La vita è un fatto di interpretazione, tutto sta a trovare quella che ci fa stare meglio, con la consapevolezza che si tratta solo di questo, di una interpretazione appunto, e pronti a cambiarla quando le circostanze lo richiedano.

Ora sei sereno, ora non hai più resistenze, ora non c’è più sofferenza. Qualche volta provi dolore, quello è inevitabile… ma con la sofferenza hai finalmente chiuso.

L’arbitrarietà del reale


“Hai visto che coraggio quella scimmia?”

“Quale scimmia?”

“Quella laggiù, quella che sta tenendo testa alla leonessa!”

“Leonessa? Scimmia? Ma di che stai parlando?”

“Oh ma insomma, oggi avere un dialogo con te è più faticoso del solito! Laggiù! Non vedi una scimmia muso a muso con una leonessa?”

“Dici vicino a quell’albero?”

“Albero?”

“Albero!”

“Senti, cerchiamo di fare un passetto indietro, non ci stiamo capendo. Io non vedo nessun albero.”

“Mi dici che non vedi quel gigantesco albero di fronte a noi, dal quale si involano due grossi uccelli, e pretendi che io veda invece una scimmia e una leonessa? Dobbiamo farne più di uno, di passi indietro!”

figurasfondo

“Senti, non mi prendere in giro, non è possibile che tu non veda quei due animali, sono enormi! Finora abbiamo scherzato, ok, ma adesso torniamo seri, per favore, questo dialogo mi sta mettendo a disagio!”

“A chi lo dici! Se qui c’è uno che sta prendendo in giro, quello sei tu, non è davvero possibile non vedere quella quercia che hai davanti agli occhi!”
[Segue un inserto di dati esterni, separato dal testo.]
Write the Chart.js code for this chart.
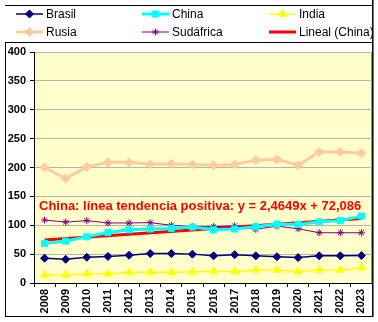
<!DOCTYPE html>
<html>
<head>
<meta charset="utf-8">
<script src="https://cdn.jsdelivr.net/npm/chart.js@4"></script>
<style>
  html,body{margin:0;padding:0;background:#fff;}
  #wrap{width:378px;height:322px;}
</style>
</head>
<body>
<div id="wrap"><canvas id="chart1" width="378" height="322"></canvas></div>
<script>
// data
const years = ["2008","2009","2010","2011","2012","2013","2014","2015","2016","2017","2018","2019","2020","2021","2022","2023"];
const brasil    = [43,41,44.5,46,48,51,51,50,47,49,47,45.5,44,47,47,47.5];
const china     = [68.5,72.5,80,87.5,92,93.5,94.5,97,92,93.5,97.5,102,101.5,106,108,116];
const india     = [14,14,16,16,18.5,18.5,18.5,19.5,20,20,22.5,22.5,20,22.5,22.5,26.5];
const rusia     = [200,181,201,209,209,205.5,206.5,205,204,205,213,214,204,227,227,224.5];
const sudafrica = [109,105.5,108,104,104,104.5,100,97.5,97.5,99,93,98.5,94,87,87,87];
// trend line: only the two end points are read, the rest is a straight span
const trendChina = [74.5,null,null,null,null,null,null,null,null,null,null,null,null,null,null,111.5];
const yTicks = [0,50,100,150,200,250,300,350,400];
const trendText = "China: línea tendencia positiva: y = 2,4649x + 72,086";

const fam = "Arial, 'Liberation Sans', sans-serif";

function ds(label,data,color,width,style,radius){
  return {label:label, data:data, borderColor:color, backgroundColor:color, borderWidth:width,
    pointStyle:style, pointRadius:radius, pointHoverRadius:radius, pointBorderWidth:1, tension:0};
}
let sets = [
  ds("Brasil",brasil,"#000080",1.5,"rectRot",4),
  ds("China",china,"#00FFFF",3,"rect",4.3),
  ds("India",india,"#FFFF00",1.5,"triangle",4.5),
  ds("Rusia",rusia,"#FFCC99",3,"rectRot",4.5),
  ds("Sudáfrica",sudafrica,"#800080",1,"star",3.5),
  ds("Lineal (China)",trendChina,"#FF0000",3,false,0)
];
sets[5].spanGaps = true;

// background, frame, legend and annotation
const deco = {
  id:"deco",
  beforeDraw(chart){
    const c = chart.ctx, a = chart.chartArea;
    c.save();
    c.fillStyle = "#fff"; c.fillRect(0,0,chart.width,chart.height);
    c.fillStyle = "#FFFFCC"; c.fillRect(a.left,a.top,a.right-a.left,a.bottom-a.top);
    c.strokeStyle = "#999"; c.lineWidth = 1;
    c.strokeRect(a.left+0.5,a.top+0.5,a.right-a.left-1,a.bottom-a.top);
    c.restore();
  },
  afterDraw(chart){
    const c = chart.ctx, a = chart.chartArea;
    c.save();
    // frame lines
    c.strokeStyle = "#000"; c.lineWidth = 1;
    c.beginPath();
    c.moveTo(5,5.5); c.lineTo(373,5.5);
    c.moveTo(5,42.5); c.lineTo(373,42.5);
    c.moveTo(5.5,42); c.lineTo(5.5,317);
    c.moveTo(5,316.5); c.lineTo(373,316.5);
    c.stroke();
    c.lineWidth = 1.5;
    c.beginPath(); c.moveTo(372.8,0); c.lineTo(372.8,317); c.stroke();
    // legend, three columns by two rows
    const colX = [16,142,269], rowY = [14,32];
    c.font = "12px "+fam; c.textBaseline = "middle"; c.fillStyle = "#000";
    for (let i=0;i<sets.length;++i){
      const d = sets[i];
      const x0 = colX[i%3], y0 = rowY[Math.floor(i/3)];
      c.strokeStyle = d.borderColor; c.lineWidth = d.borderWidth;
      c.beginPath(); c.moveTo(x0,y0); c.lineTo(x0+27,y0); c.stroke();
      if (d.pointStyle){
        c.lineWidth = 1; c.fillStyle = d.backgroundColor;
        Chart.helpers.drawPoint(c,{pointStyle:d.pointStyle,radius:d.pointRadius,borderWidth:1},x0+13.5,y0);
      }
      c.fillStyle = "#000";
      c.fillText(d.label,x0+30,y0+0.5);
    }
    // trend annotation
    c.font = "bold 13px "+fam; c.fillStyle = "#FF0000"; c.textBaseline = "middle";
    c.fillText(trendText, a.left+5, chart.scales.y.getPixelForValue(133));
    c.restore();
  }
};

new Chart(document.getElementById("chart1"), {
  type:"line",
  data:{ labels:years, datasets:sets },
  plugins:[deco],
  options:{
    responsive:false, animation:false,
    layout:{ padding:{ left:0, right:6, top:52, bottom:0 } },
    plugins:{ legend:{display:false}, tooltip:{enabled:false} },
    scales:{
      x:{
        offset:true,
        grid:{ display:true, drawOnChartArea:false, offset:true, tickLength:4, color:"#000" },
        border:{ color:"#000", width:1 },
        ticks:{ autoSkip:false, maxRotation:90, minRotation:90, padding:2, color:"#000", font:{family:fam, size:11, weight:"bold"} },
        afterFit(s){ s.height = 39; }
      },
      y:{
        min:0, max:400,
        afterBuildTicks(s){ s.ticks = yTicks.map(v=>({value:v})); },
        grid:{ color:"#b4b4b4", tickColor:"#000", tickLength:4 },
        border:{ color:"#000", width:1 },
        ticks:{ padding:4, color:"#000", font:{family:fam, size:11, weight:"bold"} },
        afterFit(s){ s.width = 34; }
      }
    }
  }
});
</script>
</body>
</html>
“Ti avviso, la mia pazienza sta per terminare. Un bel gioco dura poco, e tu lo stai tirando un po’ troppo, mi sembra. Ti ho già spiegato che mi inquieta non riuscire a confrontarmi con qualcuno sulla realtà, ti prego smettila!”

“E va bene. Mi sembra che qui nessuno sia disposto a fare il minimo passo incontro all’altro. Facciamo così: perché non chiediamo l’intervento di una terza persona?”
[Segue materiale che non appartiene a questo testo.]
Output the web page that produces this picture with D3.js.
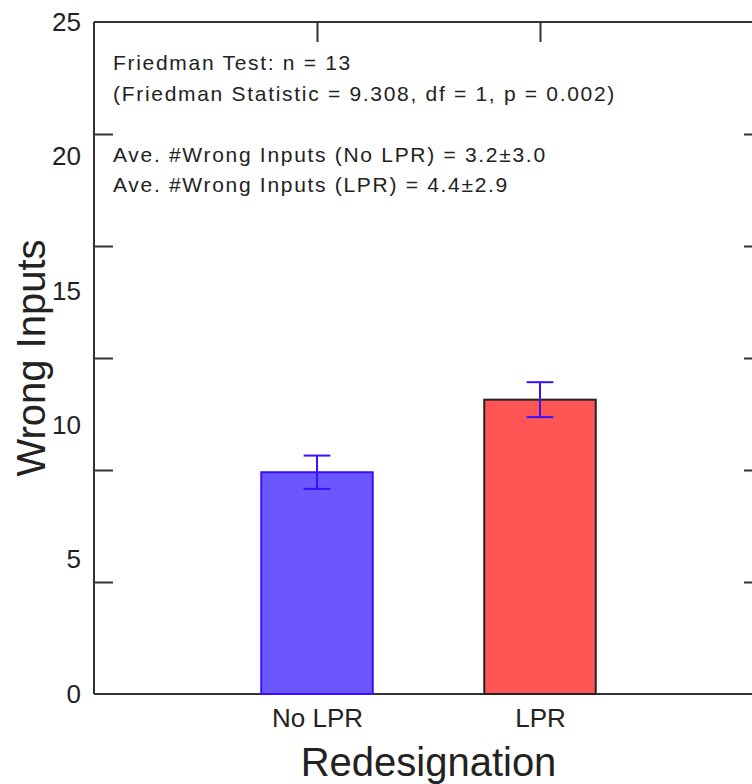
<!DOCTYPE html>
<html>
<head>
<meta charset="utf-8">
<script src="https://cdn.jsdelivr.net/npm/d3@7"></script>
<style>
  body { margin: 0; background: #fff; }
  svg { display: block; }
  text { font-family: "Liberation Sans", Arial, sans-serif; fill: #222; }
</style>
</head>
<body>
<div id="chart"></div>
<script>
// data
const groups = ["No LPR", "LPR"];
const means = [8.25, 10.95];
const errors = [0.62, 0.65];
const fills = ["#6c57ff", "#ff5555"];
const strokes = ["#3a10ff", "#222222"];
const yLabels = [0, 5, 10, 15, 20, 25];
const tickMarks = [1, 2, 3, 4, 5];   // inner tick marks sit on sixths of the axis
const notes = [
  "Friedman Test: n = 13",
  "(Friedman Statistic = 9.308, df = 1, p = 0.002)",
  "",
  "Ave. #Wrong Inputs (No LPR) = 3.2\u00b13.0",
  "Ave. #Wrong Inputs (LPR) = 4.4\u00b12.9"
];

const width = 752, height = 784;
const margin = {top: 22, right: -11, bottom: 90, left: 94};

const svg = d3.select("#chart").append("svg")
  .attr("width", width)
  .attr("height", height);

const x = d3.scaleLinear()
  .domain([0, 3])
  .range([margin.left, width - margin.right]);

const y = d3.scaleLinear()
  .domain([0, 25])
  .range([height - margin.bottom, margin.top]);

const yTick = d3.scaleLinear()
  .domain([0, 6])
  .range(y.range());

const axisColor = "#333";

// frame
svg.append("g")
  .attr("stroke", axisColor)
  .attr("stroke-width", 2)
  .selectAll("line")
  .data([
    [x(0), y(0), x(0), y(25)],
    [x(0), y(0), x(3), y(0)],
    [x(0), y(25), x(3), y(25)],
    [x(3), y(0), x(3), y(25)]
  ])
  .enter().append("line")
    .attr("x1", d => d[0]).attr("y1", d => d[1])
    .attr("x2", d => d[2]).attr("y2", d => d[3]);

// left labels
const yAxis = svg.append("g")
  .attr("transform", `translate(${x(0) - 13}, 0)`)
  .call(d3.axisLeft(y).tickValues(yLabels).tickSize(0).tickPadding(0));
yAxis.select(".domain").remove();
yAxis.selectAll("text")
  .style("font-size", "26px")
  .attr("fill", "#222");

// inward tick marks left and right
svg.append("g")
  .attr("transform", `translate(${x(0)}, 0)`)
  .call(d3.axisRight(yTick).tickValues(tickMarks).tickSize(19).tickFormat(""))
  .call(g => g.select(".domain").remove())
  .selectAll("line").attr("stroke", axisColor).attr("stroke-width", 2);

svg.append("g")
  .attr("transform", `translate(${x(3)}, 0)`)
  .call(d3.axisLeft(yTick).tickValues(tickMarks).tickSize(19).tickFormat(""))
  .call(g => g.select(".domain").remove())
  .selectAll("line").attr("stroke", axisColor).attr("stroke-width", 2);

// top tick marks at category positions
svg.append("g")
  .attr("transform", `translate(0, ${y(25)})`)
  .call(d3.axisBottom(x).tickValues([1, 2]).tickSize(20).tickFormat(""))
  .call(g => g.select(".domain").remove())
  .selectAll("line").attr("stroke", axisColor).attr("stroke-width", 2);

// bottom category labels
const xAxis = svg.append("g")
  .attr("transform", `translate(0, ${y(0)})`)
  .call(d3.axisBottom(x).tickValues([1, 2]).tickSize(0).tickPadding(15)
    .tickFormat(d => groups[d - 1]));
xAxis.select(".domain").remove();
xAxis.selectAll("text").style("font-size", "26px").attr("fill", "#222");

// bars
const bars = groups.map((g, i) => ({name: g, pos: i + 1, mean: means[i], err: errors[i], fill: fills[i], stroke: strokes[i]}));

svg.selectAll("rect.bar")
  .data(bars)
  .enter().append("rect")
    .attr("class", "bar")
    .attr("x", d => x(d.pos - 0.25))
    .attr("width", d => x(d.pos + 0.25) - x(d.pos - 0.25))
    .attr("y", d => y(d.mean))
    .attr("height", d => y(0) - y(d.mean))
    .attr("fill", d => d.fill)
    .attr("stroke", d => d.stroke)
    .attr("stroke-width", 2);

// error bars
const err = svg.selectAll("g.err")
  .data(bars)
  .enter().append("g")
    .attr("class", "err")
    .attr("stroke", "#3a10ff")
    .attr("stroke-width", 2);

err.append("line")
  .attr("x1", d => x(d.pos)).attr("x2", d => x(d.pos))
  .attr("y1", d => y(d.mean + d.err)).attr("y2", d => y(d.mean - d.err));
err.append("line")
  .attr("x1", d => x(d.pos - 0.06)).attr("x2", d => x(d.pos + 0.06))
  .attr("y1", d => y(d.mean + d.err)).attr("y2", d => y(d.mean + d.err));
err.append("line")
  .attr("x1", d => x(d.pos - 0.06)).attr("x2", d => x(d.pos + 0.06))
  .attr("y1", d => y(d.mean - d.err)).attr("y2", d => y(d.mean - d.err));

// annotation text
svg.append("g")
  .selectAll("text")
  .data(notes)
  .enter().append("text")
    .attr("x", x(0) + 19)
    .attr("y", (d, i) => 70 + i * 30.5)
    .style("font-size", "21px")
    .style("letter-spacing", "1.7px")
    .text(d => d);

// axis titles
svg.append("text")
  .attr("transform", `translate(45, ${y(12.5)}) rotate(-90)`)
  .attr("text-anchor", "middle")
  .style("font-size", "40px")
  .text("Wrong Inputs");

svg.append("text")
  .attr("x", x(1.5))
  .attr("y", 776)
  .attr("text-anchor", "middle")
  .style("font-size", "40px")
  .text("Redesignation");
</script>
</body>
</html>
“Mi sembra sensato. Ecco, guarda, sta passando Remo, possiamo chiedere a lui.”

“Remo lo svitato? Non mi pare una grande idea!”

“Non vedo nessun altro… meglio di nulla, no?”
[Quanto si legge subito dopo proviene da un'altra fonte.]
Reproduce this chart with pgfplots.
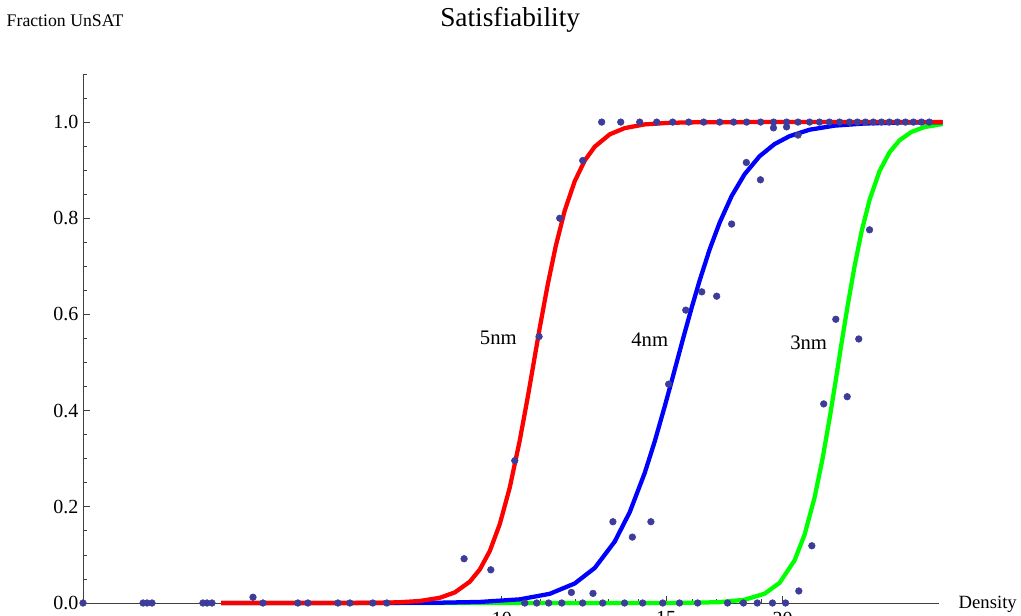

“E va bene, lo chiamo io. Remo! Ehi, Remo, scusami…”

“Ciao ragazzi, come va?”

“Bene Remo, bene, grazie. Senti, avremmo bisogno di un favore. Potresti dirci cosa vedi laggiù, dove indica il  mio dito?”

“Mmm…”

“Dunque?”

“Intreccio bianco nero.”

“Cosa?”

“Intreccio bianco nero!”

“Nessun albero?”

“Nessuna scimmia? Nessuna leonessa?”

“Intreccio bianco nero!”

“Adesso capisci, perché gli danno dello svitato?”

“Eccome se capisco! Non ha la minima capacità di dare un senso alla realtà!”